• **Data block**
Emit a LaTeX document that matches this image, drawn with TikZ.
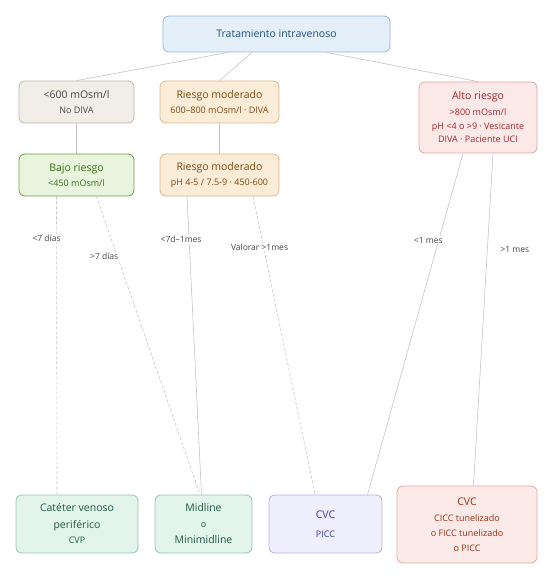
\documentclass[tikz,border=0pt]{standalone}
\usepackage{fontspec}
\setmainfont{Open Sans}
\usetikzlibrary{calc}

\definecolor{topfill}{HTML}{E4EFFA}
\definecolor{topline}{HTML}{93B7DE}
\definecolor{toptext}{HTML}{1F4E7A}
\definecolor{grayfill}{HTML}{F1EEE8}
\definecolor{grayline}{HTML}{BDB8AE}
\definecolor{graytext}{HTML}{454545}
\definecolor{modfill}{HTML}{FBECD8}
\definecolor{modline}{HTML}{DDB88E}
\definecolor{modtext}{HTML}{7A4710}
\definecolor{altfill}{HTML}{FBE9E7}
\definecolor{altline}{HTML}{E2A4A4}
\definecolor{alttext}{HTML}{A3262A}
\definecolor{lowfill}{HTML}{E9F4DE}
\definecolor{lowline}{HTML}{6B9E3C}
\definecolor{lowtext}{HTML}{3B6B17}
\definecolor{perfill}{HTML}{E2F4EC}
\definecolor{perline}{HTML}{93C6AF}
\definecolor{pertext}{HTML}{1D5944}
\definecolor{cvcfill}{HTML}{EEEEFD}
\definecolor{cvcline}{HTML}{B3B0EA}
\definecolor{cvctext}{HTML}{3D3C9C}
\definecolor{tunfill}{HTML}{FBEAE7}
\definecolor{tunline}{HTML}{E2AAA0}
\definecolor{tuntext}{HTML}{9B3119}
\definecolor{linkgray}{HTML}{C4C4C4}
\definecolor{labelgray}{HTML}{444444}

\newcommand*{\boxtitle}[1]{{\fontsize{10.5}{12}\selectfont #1}}
\newcommand*{\boxsub}[1]{{\fontsize{9}{10.5}\selectfont #1}}

\begin{document}
\begin{tikzpicture}
[
	x=1pt, y=-1pt,
	box/.style={rectangle,rounded corners=6pt,draw,line width=0.8pt,align=center,inner sep=2pt},
	topbox/.style={box,fill=topfill,draw=topline,text=toptext,minimum width=227pt,minimum height=36pt},
	graybox/.style={box,fill=grayfill,draw=grayline,text=graytext,minimum width=115pt,minimum height=42pt},
	modbox/.style={box,fill=modfill,draw=modline,text=modtext,minimum width=119pt,minimum height=42pt},
	altbox/.style={box,fill=altfill,draw=altline,text=alttext,minimum width=118pt,minimum height=71pt},
	lowbox/.style={box,fill=lowfill,draw=lowline,text=lowtext,minimum width=115pt,minimum height=42pt},
	perbox/.style={box,fill=perfill,draw=perline,text=pertext,minimum height=58pt},
	cvcbox/.style={box,fill=cvcfill,draw=cvcline,text=cvctext,minimum width=113pt,minimum height=58pt},
	tunbox/.style={box,fill=tunfill,draw=tunline,text=tuntext,minimum width=140pt,minimum height=77pt},
	link/.style={draw=linkgray,line width=0.6pt},
	maybe/.style={link,dash pattern=on 3pt off 2pt},
	lbl/.style={fill=white,text=labelgray,inner sep=1pt,font=\fontsize{8.5}{10}\selectfont}
]

	\useasboundingbox (0,0) rectangle (553,585);

	% top
	\node[topbox] (top) at (276.5,34) {\boxtitle{Tratamiento intravenoso}};

	% first level
	\node[graybox] (n600) at (76.5,102) {\boxtitle{<600 mOsm/l}\\[3pt]\boxsub{No DIVA}};
	\node[modbox] (rm1) at (219.5,102) {\boxtitle{Riesgo moderado}\\[3pt]\boxsub{600–800 mOsm/l · DIVA}};
	\node[altbox] (alto) at (478,117.5) {\boxtitle{Alto riesgo}\\[4pt]\boxsub{>800 mOsm/l}\\[1.5pt]\boxsub{pH <4 o >9 · Vesicante}\\[1.5pt]\boxsub{DIVA · Paciente UCI}};

	% second level
	\node[lowbox] (bajo) at (76.5,175) {\boxtitle{Bajo riesgo}\\[3pt]\boxsub{<450 mOsm/l}};
	\node[modbox] (rm2) at (219.5,175) {\boxtitle{Riesgo moderado}\\[3pt]\boxsub{pH 4-5 / 7.5-9 · 450-600}};

	% devices
	\node[perbox,minimum width=122pt] (cvp) at (77,524) {\boxtitle{Catéter venoso}\\[5pt]\boxtitle{periférico}\\[3pt]\boxsub{CVP}};
	\node[perbox,minimum width=97pt] (mid) at (203.5,524) {\boxtitle{Midline}\\[4pt]\boxsub{o}\\[4pt]\boxtitle{Minimidline}};
	\node[cvcbox] (cvcb) at (325.5,524) {\boxtitle{CVC}\\[7pt]\boxsub{PICC}};
	\node[tunbox] (cvch) at (467,524.5) {\boxtitle{CVC}\\[4pt]\boxsub{CICC tunelizado}\\[3pt]\boxsub{o FICC tunelizado}\\[2.5pt]\boxsub{o PICC}};

	% tree links
	\draw[link] ([xshift=-48.5pt]top.south) -- (n600.north);
	\draw[link] ([xshift=-24.5pt]top.south) -- (rm1.north);
	\draw[link] ([xshift=49.5pt]top.south) -- (alto.north);
	\draw[link] (n600) -- (bajo);
	\draw[link] (rm1) -- (rm2);

	% duration links
	\draw[maybe] ([xshift=-20pt]bajo.south) -- node[lbl,pos=0.14,xshift=-10pt] (l7) {<7 días} ([xshift=-20pt]cvp.north);
	\draw[maybe] ([xshift=20pt]bajo.south) -- node[lbl,pos=0.2,xshift=-13pt] (g7) {>7 días} ([xshift=-3.5pt]mid.north);
	\draw[link] ([xshift=-32.5pt]rm2.south) -- node[lbl,pos=0.144,xshift=-8pt] (l7m) {<7d–1mes} ([xshift=-2pt]mid.north);
	\draw[maybe] ([xshift=33.5pt]rm2.south) -- node[lbl,pos=0.17,xshift=-4pt] (val) {Valorar >1mes} ([xshift=-10.5pt]cvcb.north);
	\draw[link] ([xshift=-15pt]alto.south) -- node[lbl,pos=0.254,xshift=-10.5pt] (l1m) {<1 mes} ([xshift=42pt]cvcb.north);
	\draw[link] ([xshift=15pt]alto.south) -- node[lbl,pos=0.29,xshift=27.5pt] (g1m) {>1 mes} ([xshift=6.5pt]cvch.north);

\end{tikzpicture}
\end{document}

• **Written instruction**
Copy out each line exactly, without the pictures.

• **Solved exercise**
Emit a LaTeX document that matches this image, drawn with TikZ.
\documentclass[tikz,border=0pt]{standalone}
\usepackage{fontspec}
\setmainfont{Open Sans}
\usetikzlibrary{calc}

\definecolor{topfill}{HTML}{E4EFFA}
\definecolor{topline}{HTML}{93B7DE}
\definecolor{toptext}{HTML}{1F4E7A}
\definecolor{grayfill}{HTML}{F1EEE8}
\definecolor{grayline}{HTML}{BDB8AE}
\definecolor{graytext}{HTML}{454545}
\definecolor{modfill}{HTML}{FBECD8}
\definecolor{modline}{HTML}{DDB88E}
\definecolor{modtext}{HTML}{7A4710}
\definecolor{altfill}{HTML}{FBE9E7}
\definecolor{altline}{HTML}{E2A4A4}
\definecolor{alttext}{HTML}{A3262A}
\definecolor{lowfill}{HTML}{E9F4DE}
\definecolor{lowline}{HTML}{6B9E3C}
\definecolor{lowtext}{HTML}{3B6B17}
\definecolor{perfill}{HTML}{E2F4EC}
\definecolor{perline}{HTML}{93C6AF}
\definecolor{pertext}{HTML}{1D5944}
\definecolor{cvcfill}{HTML}{EEEEFD}
\definecolor{cvcline}{HTML}{B3B0EA}
\definecolor{cvctext}{HTML}{3D3C9C}
\definecolor{tunfill}{HTML}{FBEAE7}
\definecolor{tunline}{HTML}{E2AAA0}
\definecolor{tuntext}{HTML}{9B3119}
\definecolor{linkgray}{HTML}{C4C4C4}
\definecolor{labelgray}{HTML}{444444}

\newcommand*{\boxtitle}[1]{{\fontsize{10.5}{12}\selectfont #1}}
\newcommand*{\boxsub}[1]{{\fontsize{9}{10.5}\selectfont #1}}

\begin{document}
\begin{tikzpicture}
[
	x=1pt, y=-1pt,
	box/.style={rectangle,rounded corners=6pt,draw,line width=0.8pt,align=center,inner sep=2pt},
	topbox/.style={box,fill=topfill,draw=topline,text=toptext,minimum width=227pt,minimum height=36pt},
	graybox/.style={box,fill=grayfill,draw=grayline,text=graytext,minimum width=115pt,minimum height=42pt},
	modbox/.style={box,fill=modfill,draw=modline,text=modtext,minimum width=119pt,minimum height=42pt},
	altbox/.style={box,fill=altfill,draw=altline,text=alttext,minimum width=118pt,minimum height=71pt},
	lowbox/.style={box,fill=lowfill,draw=lowline,text=lowtext,minimum width=115pt,minimum height=42pt},
	perbox/.style={box,fill=perfill,draw=perline,text=pertext,minimum height=58pt},
	cvcbox/.style={box,fill=cvcfill,draw=cvcline,text=cvctext,minimum width=113pt,minimum height=58pt},
	tunbox/.style={box,fill=tunfill,draw=tunline,text=tuntext,minimum width=140pt,minimum height=77pt},
	link/.style={draw=linkgray,line width=0.6pt},
	maybe/.style={link,dash pattern=on 3pt off 2pt},
	lbl/.style={fill=white,text=labelgray,inner sep=1pt,font=\fontsize{8.5}{10}\selectfont}
]

	\useasboundingbox (0,0) rectangle (553,585);

	% top
	\node[topbox] (top) at (276.5,34) {\boxtitle{Tratamiento intravenoso}};

	% first level
	\node[graybox] (n600) at (76.5,102) {\boxtitle{<600 mOsm/l}\\[3pt]\boxsub{No DIVA}};
	\node[modbox] (rm1) at (219.5,102) {\boxtitle{Riesgo moderado}\\[3pt]\boxsub{600–800 mOsm/l · DIVA}};
	\node[altbox] (alto) at (478,117.5) {\boxtitle{Alto riesgo}\\[4pt]\boxsub{>800 mOsm/l}\\[1.5pt]\boxsub{pH <4 o >9 · Vesicante}\\[1.5pt]\boxsub{DIVA · Paciente UCI}};

	% second level
	\node[lowbox] (bajo) at (76.5,175) {\boxtitle{Bajo riesgo}\\[3pt]\boxsub{<450 mOsm/l}};
	\node[modbox] (rm2) at (219.5,175) {\boxtitle{Riesgo moderado}\\[3pt]\boxsub{pH 4-5 / 7.5-9 · 450-600}};

	% devices
	\node[perbox,minimum width=122pt] (cvp) at (77,524) {\boxtitle{Catéter venoso}\\[5pt]\boxtitle{periférico}\\[3pt]\boxsub{CVP}};
	\node[perbox,minimum width=97pt] (mid) at (203.5,524) {\boxtitle{Midline}\\[4pt]\boxsub{o}\\[4pt]\boxtitle{Minimidline}};
	\node[cvcbox] (cvcb) at (325.5,524) {\boxtitle{CVC}\\[7pt]\boxsub{PICC}};
	\node[tunbox] (cvch) at (467,524.5) {\boxtitle{CVC}\\[4pt]\boxsub{CICC tunelizado}\\[3pt]\boxsub{o FICC tunelizado}\\[2.5pt]\boxsub{o PICC}};

	% tree links
	\draw[link] ([xshift=-48.5pt]top.south) -- (n600.north);
	\draw[link] ([xshift=-24.5pt]top.south) -- (rm1.north);
	\draw[link] ([xshift=49.5pt]top.south) -- (alto.north);
	\draw[link] (n600) -- (bajo);
	\draw[link] (rm1) -- (rm2);

	% duration links
	\draw[maybe] ([xshift=-20pt]bajo.south) -- node[lbl,pos=0.14,xshift=-10pt] (l7) {<7 días} ([xshift=-20pt]cvp.north);
	\draw[maybe] ([xshift=20pt]bajo.south) -- node[lbl,pos=0.2,xshift=-13pt] (g7) {>7 días} ([xshift=-3.5pt]mid.north);
	\draw[link] ([xshift=-32.5pt]rm2.south) -- node[lbl,pos=0.144,xshift=-8pt] (l7m) {<7d–1mes} ([xshift=-2pt]mid.north);
	\draw[maybe] ([xshift=33.5pt]rm2.south) -- node[lbl,pos=0.17,xshift=-4pt] (val) {Valorar >1mes} ([xshift=-10.5pt]cvcb.north);
	\draw[link] ([xshift=-15pt]alto.south) -- node[lbl,pos=0.254,xshift=-10.5pt] (l1m) {<1 mes} ([xshift=42pt]cvcb.north);
	\draw[link] ([xshift=15pt]alto.south) -- node[lbl,pos=0.29,xshift=27.5pt] (g1m) {>1 mes} ([xshift=6.5pt]cvch.north);

\end{tikzpicture}
\end{document}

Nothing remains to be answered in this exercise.